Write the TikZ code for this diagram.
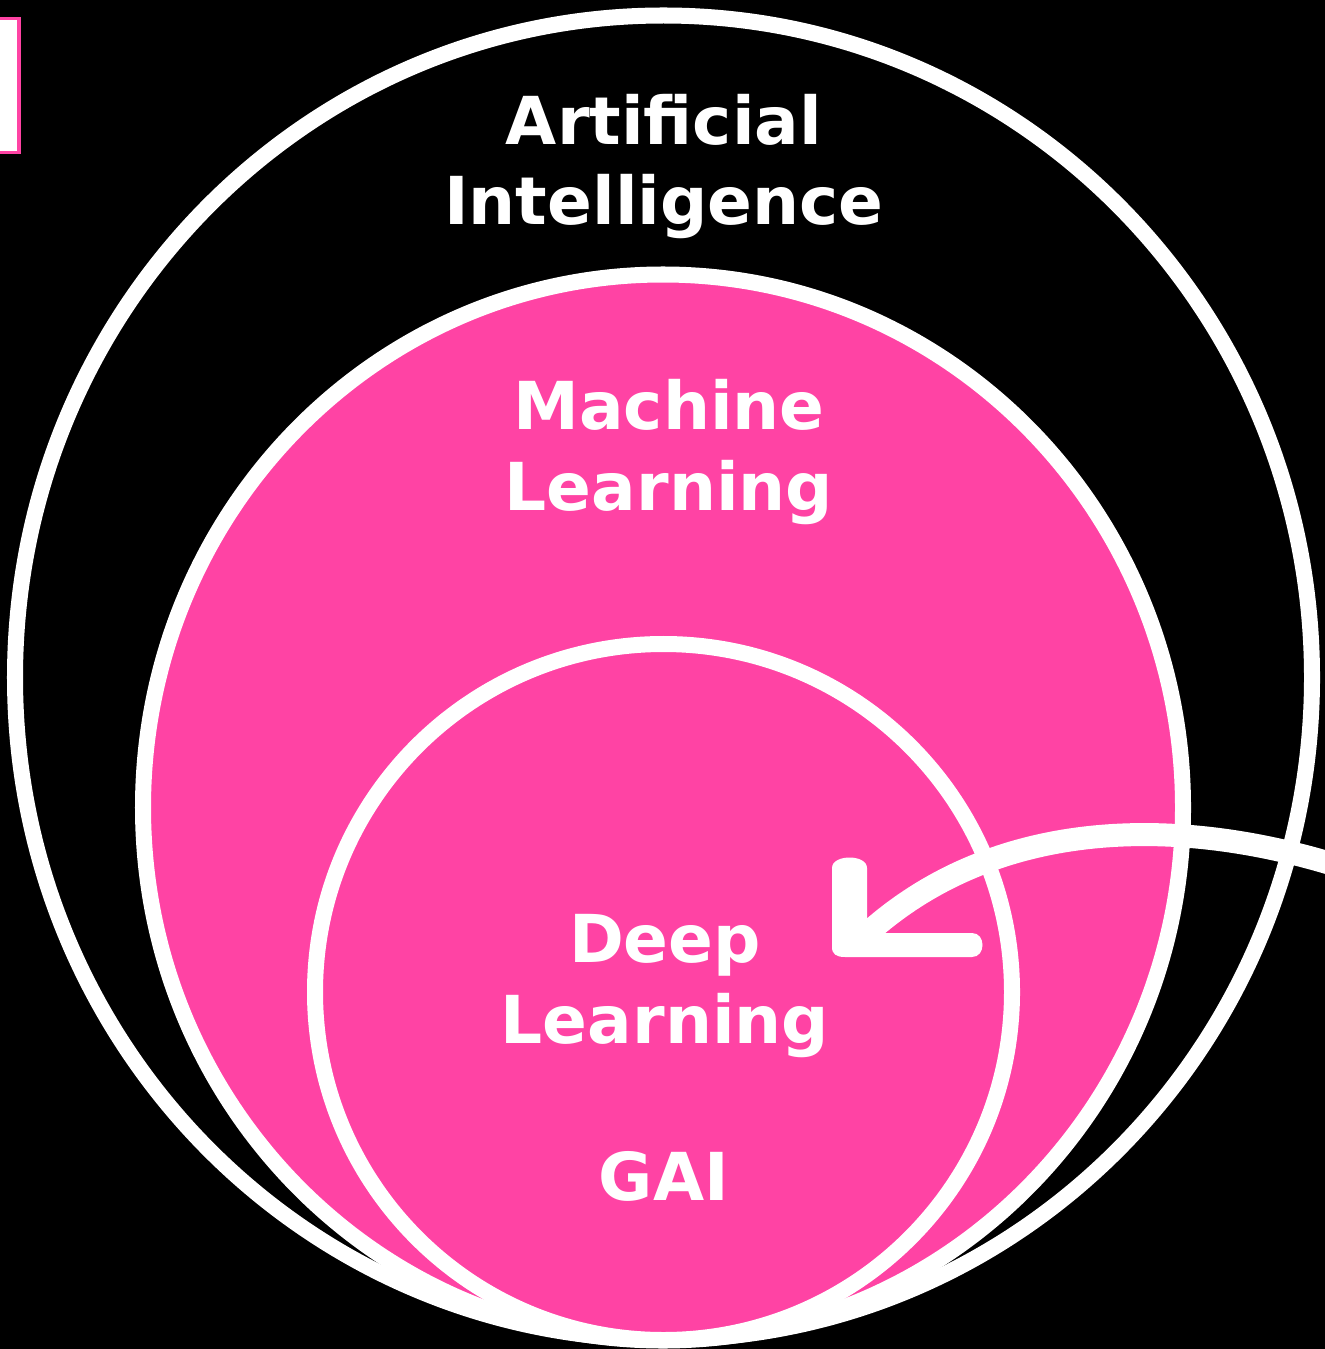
\documentclass[tikz,border=0pt]{standalone}
\usepackage{fontspec}
\setmainfont{DejaVu Sans}
\usetikzlibrary{positioning}
\definecolor{aipink}{RGB}{255,67,164}

\begin{document}
\begin{tikzpicture}[
  x=0.01cm, y=-0.01cm,
  ring/.style={draw=white, line width=0.16cm},
  areatext/.style={text=white, font=\fontsize{18.8}{22.8}\selectfont\bfseries,
                   align=center, inner sep=0pt, anchor=base},
  curvearrow/.style={white, line width=0.23cm}
]
\useasboundingbox (0,0) rectangle (1325,1349);
\fill[black] (0,0) rectangle (1325,1349);
\clip (0,0) rectangle (1325,1349);

% tab at the left edge
\filldraw[fill=white, draw=aipink, line width=0.03cm] (-10,19) rectangle (19,153);

% nested sets
\draw[ring] (663.5,677.5) ellipse [x radius=648.5, y radius=662];
\filldraw[ring, fill=aipink] (663,807.5) ellipse [x radius=520, y radius=533];
\filldraw[ring, fill=aipink] (663.5,992) ellipse [x radius=348.5, y radius=348];

% base = baseline of the last line
\node[areatext] (ai) at (664,225) {Artificial\\Intelligence};
\node[areatext] (ml) at (669,510) {Machine\\Learning};
\node[areatext] (dl) at (665,1043) {Deep\\Learning};
\node[areatext] (gai) at (664,1200) {GAI};

% arrow coming in from the right
\coordinate (feed) at (1345,868);
\coordinate (tip) at (858,942);
\draw[curvearrow] (feed) .. controls (1180,815) and (990,815) .. (tip);
\fill[white] (832,868) .. controls (832,854) and (867,854) .. (867,868)
  -- (867,933) -- (972,933) .. controls (986,933) and (986,957) .. (972,957)
  -- (845,957) .. controls (836,957) and (832,954) .. (832,947) -- cycle;
\end{tikzpicture}
\end{document}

● Exercise
What is needed is an exact reproduction of the data, pictures excluded.

● Complete response
Write the TikZ code for this diagram.
\documentclass[tikz,border=0pt]{standalone}
\usepackage{fontspec}
\setmainfont{DejaVu Sans}
\usetikzlibrary{positioning}
\definecolor{aipink}{RGB}{255,67,164}

\begin{document}
\begin{tikzpicture}[
  x=0.01cm, y=-0.01cm,
  ring/.style={draw=white, line width=0.16cm},
  areatext/.style={text=white, font=\fontsize{18.8}{22.8}\selectfont\bfseries,
                   align=center, inner sep=0pt, anchor=base},
  curvearrow/.style={white, line width=0.23cm}
]
\useasboundingbox (0,0) rectangle (1325,1349);
\fill[black] (0,0) rectangle (1325,1349);
\clip (0,0) rectangle (1325,1349);

% tab at the left edge
\filldraw[fill=white, draw=aipink, line width=0.03cm] (-10,19) rectangle (19,153);

% nested sets
\draw[ring] (663.5,677.5) ellipse [x radius=648.5, y radius=662];
\filldraw[ring, fill=aipink] (663,807.5) ellipse [x radius=520, y radius=533];
\filldraw[ring, fill=aipink] (663.5,992) ellipse [x radius=348.5, y radius=348];

% base = baseline of the last line
\node[areatext] (ai) at (664,225) {Artificial\\Intelligence};
\node[areatext] (ml) at (669,510) {Machine\\Learning};
\node[areatext] (dl) at (665,1043) {Deep\\Learning};
\node[areatext] (gai) at (664,1200) {GAI};

% arrow coming in from the right
\coordinate (feed) at (1345,868);
\coordinate (tip) at (858,942);
\draw[curvearrow] (feed) .. controls (1180,815) and (990,815) .. (tip);
\fill[white] (832,868) .. controls (832,854) and (867,854) .. (867,868)
  -- (867,933) -- (972,933) .. controls (986,933) and (986,957) .. (972,957)
  -- (845,957) .. controls (836,957) and (832,954) .. (832,947) -- cycle;
\end{tikzpicture}
\end{document}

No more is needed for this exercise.